# Homelite HB 100



## jgj6331 (Aug 9, 2006)

A neighbor gave me a Homelite HB 100 blower he was about to toss and I've tried to get it up and going without success. The compression is good - the cylinder looks fine - one of those chromed jobs. The carb diaphragm was stiff - so I took the carb apart, blew it out and replaced the diaphragm, primer bulb and fuel lines. The lines prime up fine - but I still don't think I'm getting fuel to the cylinder for it stays dry. Also, I can't get it to fire with mix or ether directly into the cylinder. There is spark - but it is faint. I pulled the flywheel and the key is okay. Anyone have any thoughts on this model before I junk it?


----------



## Viper32 (Sep 18, 2005)

There is spark - but it is faint...........

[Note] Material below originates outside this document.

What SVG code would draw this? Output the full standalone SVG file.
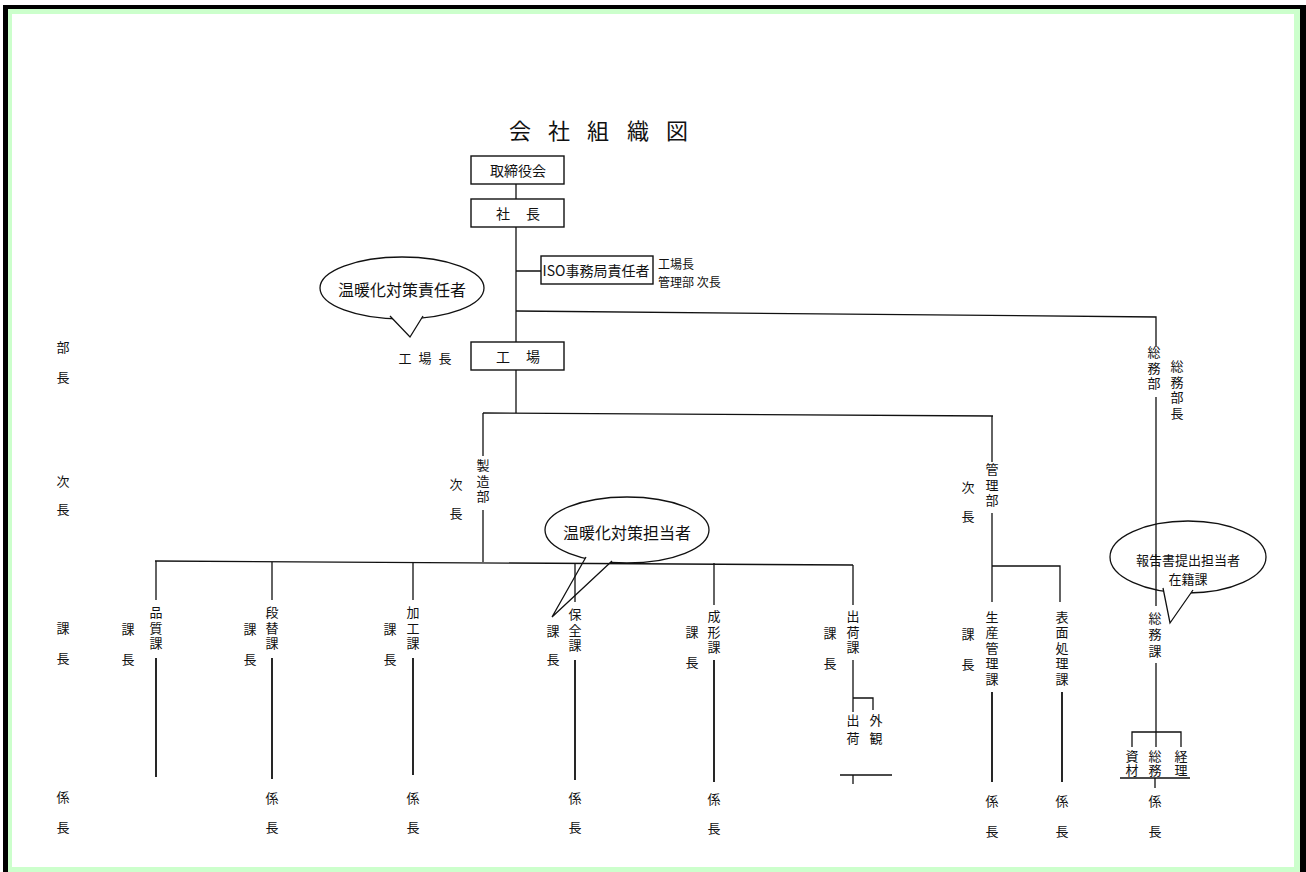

Have you changed the plug? If its okay could be a bad coil or gap incorrect.

Mark


----------



## tommyj3 (Sep 16, 2006)

Clean carb with spray cleaner if you have not done so and check carb to manifold gasket for good seal. Also check needle rod height on carb base should be even or slightly above base. Use straight edge to check.There are four bolts on bottom of crankcase make sure this are tight. Install new sparkplug. Check screen in muffler to see if is plugged shut.


----------



## jgj6331 (Aug 9, 2006)

Already tried new plug, all gaskets and bolts were snug, even took muffler off and tried it. Carb has been cleaned - though not totally rebuilt. I didn't rip out the carb screens - they look spotless - nor did I take out and replace the welch plugs . Really don't want to invest anymore on a blower that's not a sure thing - ignition modules are expensive. There is spark - just how "hot" does it have to be to ignite gas vapor? I think it ought to at least turn over a couple of times with fuel mix in the cylinder..


----------



## jetrail (Dec 7, 2005)

can i just say i've had a few of them and i've found that if you don't really rebuild the carb as in remove welch plugs hi and lo needles and really spray it out good ect alot of times they won't run , you could probally get a full rebuild kit for 10-15 bucks but i'd definately pull the welch plugs and needles and blow it out real good w/ some gum out carb cleaner


----------